Quienes no forman parte de ella corren el riesgo de quedar marginados y/o de verse sometidos a decisiones tomadas por organizaciones sin legitimidad democrática. Esto implica la posición anti-individualista del esquema institucional en el que se enmarcan las relaciones industriales en España. Esto no puede confundirse con los acuerdos que se llevarían a cabo si los sindicatos fuesen instituciones de la sociedad civil creadas por la adhesión voluntaria de los trabajadores y cuyos ingresos proceden de las cuotas voluntarias suministradas por ellos.
Sindicalismo vs pluralismo
El sindicalismo español, su configuración y su comportamiento, es absolutamente contrario a los principios del pluralismo, entendido como la praxis de una sociedad siempre abierta a la formación de nuevos grupos que compitan con los existentes en la defensa de los intereses de los trabajadores. De nuevo, los privilegios legales y los fondos públicos aportados a unas centrales declaradas representativas por la ley, con independencia de su representatividad real, convierten el mercado sindical en monopolístico, con barreras de entrada artificiales, en un sistema blindado a la competencia y, por tanto, tendente al abuso de una posición dominante y, en consecuencia, excluyente.
En suma, la posición de las centrales en España es contraria a los criterios de representación democrática, basada en el individualismo del voto y del mercado, basado en la competencia.
Reforma de sindicatos
Por otra parte, la vigente tecnoestructura sindical es incompatible con la evolución económica y social del mundo moderno. Ésta se basa no en una tendencia a la uniformidad, sino a la diversidad, a la complejidad, lo que rompe uno de los ejes centrales del discurso sindical: la homogeneidad de los intereses y de las aspiraciones de los trabajadores.

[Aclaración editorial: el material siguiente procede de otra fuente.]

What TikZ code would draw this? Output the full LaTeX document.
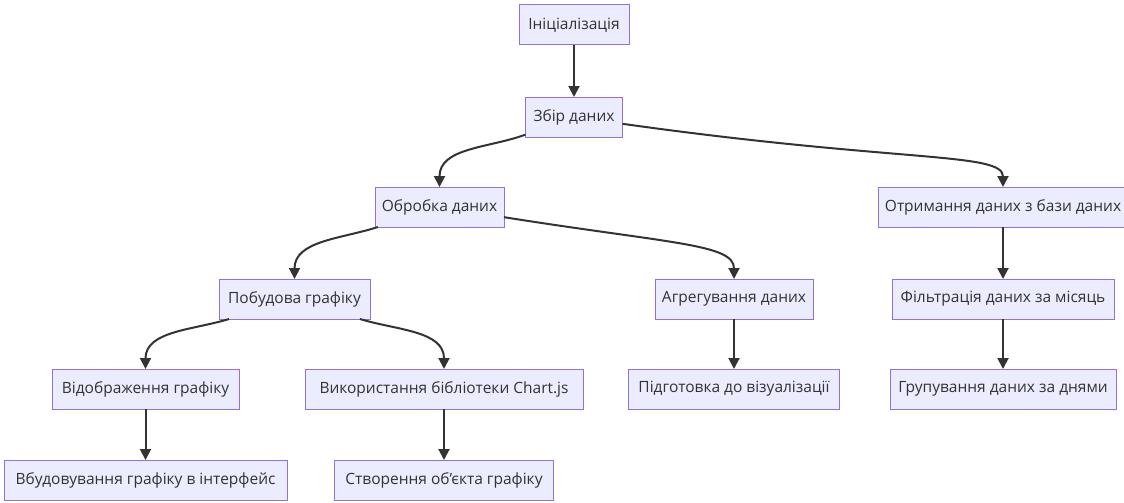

Esta falta de adaptación de los sindicatos a las demandas y exigencias de una sociedad plural en la que los individuos tienen preferencias diferentes explica también en gran medida la creciente distancia entre los sindicatos y los trabajadores. En las sociedades avanzadas ya no hay un trabajador tipo representativo de todos, sino millones de individuos con habilidades, capacidades y deseos distintos. Esto supone la necesaria individualización del esquema de relaciones laborales y, por tanto, el fin del café para todos.
Fracase o no la huelga general, es imprescindible acabar con un modelo sindical obsoleto, heredero del corporativismo del antiguo régimen y recrear otro en el que se creen los incentivos necesarios para que los sindicatos sean de verdad expresión de la voluntad de los trabajadores. Esto supone liquidar los privilegios legales y económicos que les blindan y frenan su imprescindible modernización.
Lorenzo B. de Quirós, miembro del Consejo Editorial de elEconomista.